If you follow me on Instagram then you already know that earlier this week, I announced we were welcoming a new addition to our family. If not, SURPRISE!
And that’s not all…this bun in my oven is already half baked! Baby #3 is due on August 14th and we really could not be more excited. Even J and Savi are totally in love, always giving kisses and talking to my stomach.
I feel great now, but it wasn’t always that way. The first trimester was so rough on me. When we found out, I was miserable. I was throwing up every day, especially when I smelled meat- even bacon, my favorite thing ever! I was also so unbelievably tired from trying to keep up with two very active toddlers that I hardly had time to be excited and grateful.

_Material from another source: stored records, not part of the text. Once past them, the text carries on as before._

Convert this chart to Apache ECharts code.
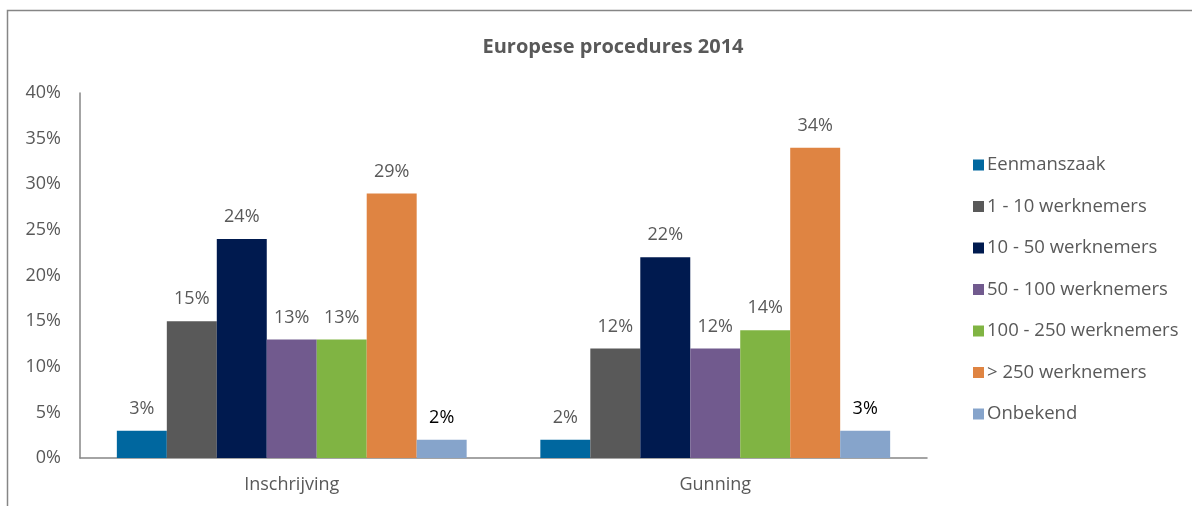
<!DOCTYPE html>
<html><head><meta charset="utf-8">
<script src="https://cdn.jsdelivr.net/npm/echarts@6/dist/echarts.min.js"></script>
<style>html,body{margin:0;padding:0;background:#fff}#c{width:1192px;height:506px}</style>
</head><body><div id="c"></div>
<script>
const categories = ['Inschrijving', 'Gunning'];
const seriesNames = ['Eenmanszaak', '1 - 10 werknemers', '10 - 50 werknemers', '50 - 100 werknemers', '100 - 250 werknemers', '> 250 werknemers', 'Onbekend'];
const eenmanszaak = [3, 2];
const w1_10 = [15, 12];
const w10_50 = [24, 22];
const w50_100 = [13, 12];
const w100_250 = [13, 14];
const w250plus = [29, 34];
const onbekend = [2, 3];
const yTicks = [0, 5, 10, 15, 20, 25, 30, 35, 40];

const values = [eenmanszaak, w1_10, w10_50, w50_100, w100_250, w250plus, onbekend];
const colors = ['#00679F', '#595959', '#001A4F', '#715A8E', '#80B443', '#DF8442', '#86A4CB'];
const labelColors = ['#595959', '#595959', '#595959', '#595959', '#595959', '#595959', '#000000'];
const FONT = '"Open Sans", sans-serif';

const chart = echarts.init(document.getElementById('c'));
chart.setOption({
  backgroundColor: '#fff',
  animation: false,
  textStyle: { fontFamily: FONT },
  graphic: [{
    type: 'rect', shape: { x: 7.5, y: 10.5, width: 1300, height: 600 },
    style: { fill: 'none', stroke: '#868686', lineWidth: 1.5 }, silent: true
  }],
  title: {
    text: 'Europese procedures 2014', left: 608, textAlign: 'center', top: 32,
    textStyle: { fontFamily: FONT, fontSize: 20, fontWeight: 'bold', color: '#595959' }
  },
  legend: {
    orient: 'vertical', left: 968, top: 150, itemWidth: 11, itemHeight: 11, itemGap: 21.5,
    icon: 'rect',
    textStyle: { fontFamily: FONT, fontSize: 18.5, color: '#595959', lineHeight: 20, padding: [0,0,0,-2] },
    data: seriesNames
  },
  grid: { left: 80, right: 265, top: 93, bottom: 48, containLabel: false },
  xAxis: {
    type: 'category', data: categories,
    axisLine: { lineStyle: { color: '#868686', width: 1.5 } },
    axisTick: { show: false },
    axisLabel: { fontFamily: FONT, fontSize: 18, color: '#595959', margin: 18 }
  },
  yAxis: {
    type: 'value', min: yTicks[0], max: yTicks[yTicks.length - 1], interval: 5,
    axisLine: { show: true, lineStyle: { color: '#868686', width: 1.5 } },
    axisTick: { show: false },
    splitLine: { show: false },
    axisLabel: { fontFamily: FONT, fontSize: 18, color: '#595959', margin: 19, formatter: v => v + '%' }
  },
  series: values.map((d, i) => ({
    name: seriesNames[i], type: 'bar', data: d,
    barGap: '0%', barCategoryGap: '17.4%',
    itemStyle: { color: colors[i] },
    label: { show: true, position: 'top', distance: 13, formatter: p => p.value + '%',
      fontFamily: FONT, fontSize: 18, color: labelColors[i] }
  }))
});
</script></body></html>
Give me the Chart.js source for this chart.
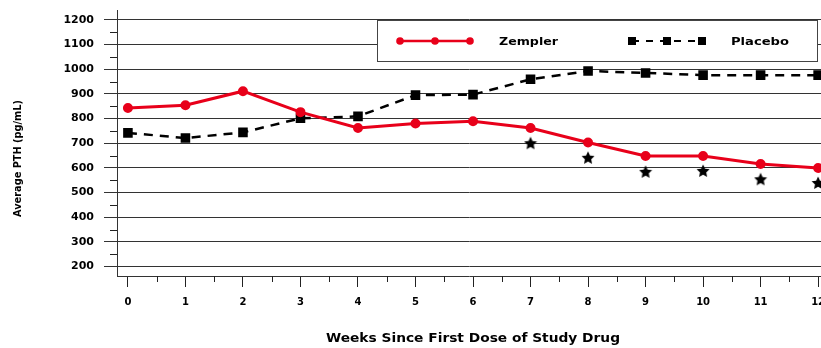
<!DOCTYPE html>
<html>
<head>
<meta charset="utf-8">
<script src="https://cdn.jsdelivr.net/npm/chart.js@4"></script>
<style>
  html, body { margin: 0; padding: 0; background: #fff; }
  #wrap { width: 821px; height: 348px; }
</style>
</head>
<body>
<div id="wrap"><canvas id="pthChart" width="821" height="348"></canvas></div>
<script>
const weeks = [0, 1, 2, 3, 4, 5, 6, 7, 8, 9, 10, 11, 12];
const zemplerPTH = [843, 854, 911, 826, 762, 780, 789, 762, 703, 648, 648, 616, 600];
const placeboPTH = [742, 721, 744, 801, 809, 895, 897, 959, 993, 985, 976, 976, 976];
const starWeeks = [7, 8, 9, 10, 11, 12];
const starPTH = [700, 641, 584, 588, 554, 539];
const yTickValues = [200, 300, 400, 500, 600, 700, 800, 900, 1000, 1100, 1200];
const yMinorValues = [250, 350, 450, 550, 650, 750, 850, 950, 1050, 1150];
const xMinorValues = [0.5, 1.5, 2.5, 3.5, 4.5, 5.5, 6.5, 7.5, 8.5, 9.5, 10.5, 11.5];

const RED = "#e8001a";
const FONT = "'DejaVu Sans', 'Liberation Sans', Arial, sans-serif";

// filled star used for the significance markers
function makeStar() {
  const c = document.createElement("canvas");
  c.width = 14;
  c.height = 14;
  const g = c.getContext("2d");
  g.fillStyle = "#000";
  g.beginPath();
  for (let i = 0; i < 10; i++) {
    const r = i % 2 === 0 ? 6.8 : 3.3;
    const a = -Math.PI / 2 + (i * Math.PI) / 5;
    const px = 7 + r * Math.cos(a);
    const py = 7.4 + r * Math.sin(a);
    if (i === 0) g.moveTo(px, py);
    else g.lineTo(px, py);
  }
  g.closePath();
  g.fill();
  return c;
}

// draw text squeezed/stretched to a target width
function fitText(ctx, text, x, y, width, size) {
  ctx.save();
  ctx.font = "bold " + size + "px " + FONT;
  const w = ctx.measureText(text).width;
  ctx.translate(x, y);
  ctx.scale(width / w, 1);
  ctx.textBaseline = "middle";
  ctx.textAlign = "left";
  ctx.fillStyle = "#000";
  ctx.fillText(text, 0, 0);
  ctx.restore();
}

const decor = {
  id: "decor",
  afterDraw(chart) {
    const ctx = chart.ctx;
    const xs = chart.scales.x;
    const ys = chart.scales.y;
    ctx.save();
    ctx.strokeStyle = "#222";
    ctx.lineWidth = 1;
    // minor ticks
    yMinorValues.forEach((v) => {
      const py = Math.round(ys.getPixelForValue(v)) + 0.5;
      ctx.beginPath();
      ctx.moveTo(ys.right - 7, py);
      ctx.lineTo(ys.right, py);
      ctx.stroke();
    });
    xMinorValues.forEach((v) => {
      const px = Math.round(xs.getPixelForValue(v)) + 0.5;
      ctx.beginPath();
      ctx.moveTo(px, xs.top);
      ctx.lineTo(px, xs.top + 6);
      ctx.stroke();
    });

    // legend box
    ctx.fillStyle = "#fff";
    ctx.fillRect(377, 20, 440, 41);
    ctx.strokeStyle = "#444";
    ctx.strokeRect(377.5, 20.5, 440, 41);

    ctx.strokeStyle = RED;
    ctx.lineWidth = 2.5;
    ctx.beginPath();
    ctx.moveTo(400, 41);
    ctx.lineTo(470, 41);
    ctx.stroke();
    ctx.fillStyle = RED;
    [400, 435, 470].forEach((px) => {
      ctx.beginPath();
      ctx.arc(px, 41, 3.8, 0, Math.PI * 2);
      ctx.fill();
    });

    ctx.strokeStyle = "#000";
    ctx.lineWidth = 2;
    ctx.setLineDash([7, 7]);
    ctx.beginPath();
    ctx.moveTo(632, 41);
    ctx.lineTo(702, 41);
    ctx.stroke();
    ctx.setLineDash([]);
    ctx.fillStyle = "#000";
    [632, 667, 702].forEach((px) => ctx.fillRect(px - 4, 37, 8, 8));

    fitText(ctx, "Zempler", 499, 42, 59, 11);
    fitText(ctx, "Placebo", 731, 42, 58, 11);

    // axis titles
    fitText(ctx, "Weeks Since First Dose of Study Drug", 326, 339, 294, 12);
    ctx.save();
    ctx.translate(18, 217);
    ctx.rotate(-Math.PI / 2);
    fitText(ctx, "Average PTH (pg/mL)", 0, 0, 117, 11);
    ctx.restore();
    ctx.restore();
  },
};

new Chart(document.getElementById("pthChart"), {
  type: "line",
  data: {
    datasets: [
      {
        label: "Zempler",
        data: weeks.map((w, i) => ({ x: w, y: zemplerPTH[i] })),
        borderColor: RED,
        backgroundColor: RED,
        borderWidth: 3,
        pointRadius: 3.5,
        pointHoverRadius: 3.5,
        pointStyle: "circle",
      },
      {
        label: "Placebo",
        data: weeks.map((w, i) => ({ x: w, y: placeboPTH[i] })),
        borderColor: "#000",
        backgroundColor: "#000",
        borderWidth: 2.5,
        borderDash: [9, 7],
        pointRadius: 5,
        pointHoverRadius: 5,
        pointStyle: "rect",
      },
      {
        label: "sig",
        data: starWeeks.map((w, i) => ({ x: w, y: starPTH[i] })),
        showLine: false,
        pointStyle: makeStar(),
        pointRadius: 6,
      },
    ],
  },
  options: {
    responsive: false,
    animation: false,
    clip: false,
    layout: { autoPadding: false, padding: { top: 10, right: 0, left: 0, bottom: 0 } },
    plugins: {
      legend: { display: false },
      tooltip: { enabled: false },
    },
    scales: {
      x: {
        type: "linear",
        min: -0.19,
        max: 12.05,
        afterBuildTicks: (scale) => {
          scale.ticks = weeks.map((w) => ({ value: w }));
        },
        afterFit: (scale) => {
          scale.height = 72;
          scale.paddingLeft = 0;
          scale.paddingRight = 0;
        },
        grid: {
          drawOnChartArea: false,
          tickLength: 11,
          tickColor: "#222",
        },
        border: { display: true, color: "#333", width: 1 },
        ticks: {
          color: "#000",
          padding: 9,
          maxRotation: 0,
          autoSkip: false,
          font: { family: FONT, size: 10, weight: "bold" },
        },
      },
      y: {
        min: 162,
        max: 1240,
        afterBuildTicks: (scale) => {
          scale.ticks = yTickValues.map((v) => ({ value: v }));
        },
        afterFit: (scale) => {
          scale.width = 117;
          scale.paddingTop = 0;
          scale.paddingBottom = 0;
        },
        grid: {
          color: "#333",
          tickColor: "#333",
          tickLength: 13,
          lineWidth: 1,
        },
        border: { display: true, color: "#333", width: 1 },
        ticks: {
          color: "#000",
          padding: 10,
          callback: (v) => String(v),
          font: { family: FONT, size: 11, weight: "bold" },
        },
      },
    },
  },
  plugins: [decor],
});
</script>
</body>
</html>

Around 14 weeks, I decided to switch to a doctor closer to home. Everything was going fine until the ultrasound. The machine kept shutting on and off, but the doctor told me she was sure that I had miscarried. She couldn’t see or find a heartbeat. She told me I would need to schedule a D&C if the baby didn’t pass on it’s own.
I was completely in shock. All I could keep thinking about was all the times I complained about being pregnant. All the times I said, “Oh, man now I can’t do this or that.” I had taken for granted how much I wanted and loved this baby.
I scheduled the operation and completely broke down. I tried so hard to keep it together in front of the kids and for my husband. But the whole mood of our house had shifted. I have never cried so much or felt that devastated in my entire life. I felt like it was my fault I lost the baby because I wasn’t grateful enough.
I went back to my old doctor’s office and explained I wanted a second opinion. Thankfully, within seconds the doctor assured me that baby was very much alive and well. Again, I was in shock but I don’t think I need to tell you how happy I was to hear that!
And so here we are; 20 weeks in, enjoying feeling little baby’s kicks and sending the cool dad on regular trips to get black cherry Greek yogurt, potato tacos and sour candy.
The cool dad doesn’t want to know the gender until birth. As the girl who convinced him to open our very first Christmas gifts 3 weeks earlier than the 25th, there’s no way I can wait to know! But I will be keeping my lips sealed, so no one ruins the surprise.
What do you think our little tie breaker will be? Team girl or team boy?